MongoDBAtlasDocumentStore

Use the MongoDB database as the document store for storing data your pipelines can query.

Basic Information

Overview

For details, see MongoDB documentation and Haystack documentation.

Authorization

To connect to the MongoDB database, you must provide a connection string in the format "mongodb+srv://{mongo_atlas_username}:{mongo_atlas_password}@{mongo_atlas_host}/?{mongo_atlas_params_string}". For detailed instructions on how to obtain it, see Create a Connection String in MongoDB documentation.

Once you have your connection string, connect MongoDB to deepset Cloud on the Connections page:

  1. Log in to deepset Cloud.

  2. Click your initials in the top right corner and choose Connections.

    The menu expanded with the connections options highlighted
  3. Scroll down the page to find MongoDB and click Connect next to it.

  4. Paste your MongoDB connection string and click Connect.

Usage

To configure MongoDB as the document store, you need:

  • The name of the database to use.
  • The name of the collection to use. This collection must have a vector search index set up on the embedding field.
  • The name of the vector search index to use for vector search. You can create a vector search index on your collection in the Atlas web user interface.
    Important: Your MongoDB vector search index must have an embedding field of type knnVector defined, for example:
    const index = {  
             name: "vector_index",  
             type: "vectorSearch",  
             definition: {  
               "fields": [  
                 {  
                   "type": "knnVector",  
                   "path": "embedding",  
                   "similarity": "cosine",  
                   "numDimensions": 768  
                 }  
               ]  
             }  
         }
    
    This allows you to use embedding retrieval with the MongoDB document store.
    For details, see MongoDB documentation.

Writing Data to MongoDB

To write the preprocessed files into the MongoDB document store:

  1. Add DocumentWriter to your indexing pipeline.
  2. On the component card, click Configure under the document_store parameters.
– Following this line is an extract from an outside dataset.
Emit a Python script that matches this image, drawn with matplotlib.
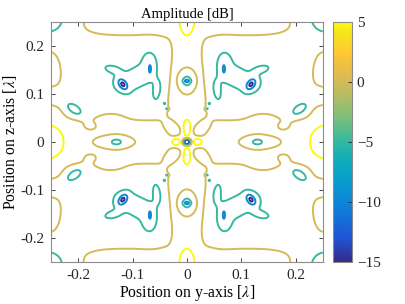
import numpy as np
import matplotlib.pyplot as plt
from matplotlib.colors import LinearSegmentedColormap, Normalize
from matplotlib.cm import ScalarMappable

plt.rcParams['font.family'] = ['Liberation Serif', 'DejaVu Serif']
plt.rcParams['mathtext.fontset'] = 'stix'

# contour levels / colour range [dB]
levels = [-15, -10, -5, 0, 5]
clim = (-15, 5)
tick_vals = [-0.2, -0.1, 0, 0.1, 0.2]

# background level and the four diagonal low regions (one quadrant, mirrored)
base_db = 3.0
box_y = [0.035, 0.230]
box_z = [0.045, 0.222]
box_depth = -6.0
box_soft = 0.008

# local features (first quadrant, mirrored to all four)
# centre null, yellow lobes, neck, column loop, row loop, star, dots,
# side ellipse, edge lobes, corner, boundary tweaks
feat_y = [0.000, 0.000, 0.020, 0.022, 0.032,
          0.000, 0.000, 0.000, 0.135, 0.129,
          0.068, 0.054, 0.115, 0.138, 0.092, 0.118, 0.068,
          0.041, 0.037, 0.208, 0.262, 0.000, 0.262,
          0.140, 0.178, 0.250, 0.032]
feat_z = [0.000, 0.028, 0.000, 0.022, 0.035,
          0.127, 0.127, 0.127, 0.000, 0.000,
          0.158, 0.105, 0.122, 0.152, 0.138, 0.120, 0.152,
          0.080, 0.069, 0.068, 0.000, 0.262, 0.262,
          0.050, 0.032, 0.095, 0.190]
feat_amp = [-30.0, 5.0, 5.0, -6.0, -4.0,
            -5.2, -5.0, -5.0, -5.0, -4.0,
            -3.3, -3.0, -3.3, -3.0, -2.5, -10.0, -5.5,
            -4.5, -5.5, -4.5, 4.5, 5.0, -10.5,
            3.0, -3.0, -4.0, -1.5]
feat_su = [0.0045, 0.006, 0.006, 0.009, 0.010,
           0.014, 0.007, 0.0045, 0.038, 0.012,
           0.016, 0.007, 0.020, 0.012, 0.010, 0.0085, 0.0022,
           0.0025, 0.0022, 0.015, 0.030, 0.011, 0.045,
           0.020, 0.012, 0.015, 0.008]
feat_sv = [0.0045, 0.014, 0.007, 0.009, 0.010,
           0.026, 0.009, 0.0025, 0.013, 0.0085,
           0.030, 0.020, 0.020, 0.006, 0.012, 0.005, 0.009,
           0.0025, 0.0022, 0.0075, 0.030, 0.030, 0.045,
           0.010, 0.008, 0.020, 0.025]
feat_ang = [0, 0, 0, 0, 0,
            0, 0, 0, 0, 0,
            0, 10, 0, 15, 0, 60, 0,
            0, 0, 40, 0, 0, 0,
            0, 0, 0, 0]

# parula colour map (position, colour)
parula_pts = [(0.000, (0.2081, 0.1663, 0.5292)), (0.095, (0.1253, 0.3242, 0.8303)),
              (0.206, (0.0629, 0.4737, 0.8554)), (0.333, (0.0265, 0.6137, 0.8135)),
              (0.429, (0.0590, 0.6838, 0.7254)), (0.492, (0.1801, 0.7177, 0.6424)),
              (0.603, (0.4871, 0.7491, 0.4840)), (0.698, (0.7184, 0.7411, 0.3905)),
              (0.746, (0.8185, 0.7327, 0.3498)), (0.778, (0.8824, 0.7274, 0.3217)),
              (0.873, (0.9955, 0.7861, 0.1967)), (0.952, (0.9589, 0.8949, 0.1132)),
              (1.000, (0.9763, 0.9831, 0.0538))]
parula = LinearSegmentedColormap.from_list('parula', parula_pts)

# build the amplitude map
y = np.linspace(-0.25, 0.25, 701)
z = np.linspace(-0.25, 0.25, 701)
Y, Z = np.meshgrid(y, z)
ay, az = np.abs(Y), np.abs(Z)


def sig(t):
    return 1.0 / (1.0 + np.exp(-t))


box = (sig((ay - box_y[0]) / box_soft) * sig((box_y[1] - ay) / box_soft)
       * sig((az - box_z[0]) / box_soft) * sig((box_z[1] - az) / box_soft))
amp_db = base_db + box_depth * box
for y0, z0, a, su, sv, ang in zip(feat_y, feat_z, feat_amp, feat_su, feat_sv, feat_ang):
    t = np.deg2rad(ang)
    dy, dz = ay - y0, az - z0
    u = dy * np.cos(t) + dz * np.sin(t)
    v = -dy * np.sin(t) + dz * np.cos(t)
    amp_db += a * np.exp(-0.5 * ((u / su) ** 2 + (v / sv) ** 2))

fig = plt.figure(figsize=(4.05, 3.04), dpi=100)
ax = fig.add_axes([0.126, 0.138, 0.671, 0.790])
cax = fig.add_axes([0.822, 0.138, 0.047, 0.790])

ax.contour(Y, Z, amp_db, levels=levels, cmap=parula, vmin=clim[0], vmax=clim[1],
           linewidths=1.4)
ax.set_xlim(-0.25, 0.25)
ax.set_ylim(-0.25, 0.25)
ax.set_xticks(tick_vals)
ax.set_yticks(tick_vals)
ax.set_xticklabels(['-0.2', '-0.1', '0', '0.1', '0.2'])
ax.set_yticklabels(['-0.2', '-0.1', '0', '0.1', '0.2'])
ax.tick_params(direction='in', length=3, width=0.6, top=True, right=True,
               labelsize=11, colors='#262626', pad=5)
for s in ax.spines.values():
    s.set_color('#8c8c8c')
    s.set_linewidth(0.8)
ax.set_title('Amplitude [dB]', fontsize=10.5, pad=3)
ax.set_xlabel('Position on y-axis [$\\lambda$]', fontsize=11.3, labelpad=1)
ax.set_ylabel('Position on z-axis [$\\lambda$]', fontsize=11.3, labelpad=1)

sm = ScalarMappable(norm=Normalize(*clim), cmap=parula)
cb = fig.colorbar(sm, cax=cax, ticks=levels)
cb.ax.tick_params(direction='in', length=3, width=0.6, labelsize=11, colors='#262626')
cb.outline.set_edgecolor('#8c8c8c')
cb.outline.set_linewidth(0.8)

fig.savefig('out.png', dpi=100)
This opens a YAML editor where you can enter the document store parameters. You must provide:
  • type: This is haystack_core_integrations.integrations.mongodb_atlas.MongoDBAtlasDocumentStore.
  • Then, in the init_parameters section, specify:
    • database_name: The name of your MongoDB database.
    • collection_name: The name of your collection.
    • vector_search_index: The name of the vector search index created on your collection. Make sure the index has an embedding field of type knnVector defined.

Retrieving Files From MongoDB

To retrieve files from the MongoDB document store and use them for search:

  1. Add the MongoDBAtlasEmbeddingRetriever to your query pipeline.
  2. On the retriever's card, click Configure under the document_store parameter. This opens a YAML editor where you can enter the document store initialization parameters. You must provide:
    • type: This is haystack_core_integrations.integrations.mongodb_atlas.MongoDBAtlasDocumentStore.
    • Then, in the init_parameters section, specify:
      • database_name: The name of your MongoDB database.
      • collection_name: The name of your collection.
      • vector_search_index: The name of the vector search index created on your collection. Make sure the index has an embedding field of type knnVector defined.

Examples

This is where you can access the configuration:

The Configure button under the document_store parameter on a component card

This is how you configure MongoDB document store init parameters:

The document store configuration window with the YAML editor open and the init parameters filled in.

Here is a copiable YAML example:

type: haystack_core_integrations.integrations.mongodb_atlas.MongoDBAtlasDocumentStore
init_parameters:
  database_name: my_database
  collection_name: my_collection
  vector_search_index: my_vector_search_index

Init Parameters

To check the initialization parameters MongoDB takes, see MongoDB Atlas API reference in Haystack documentation.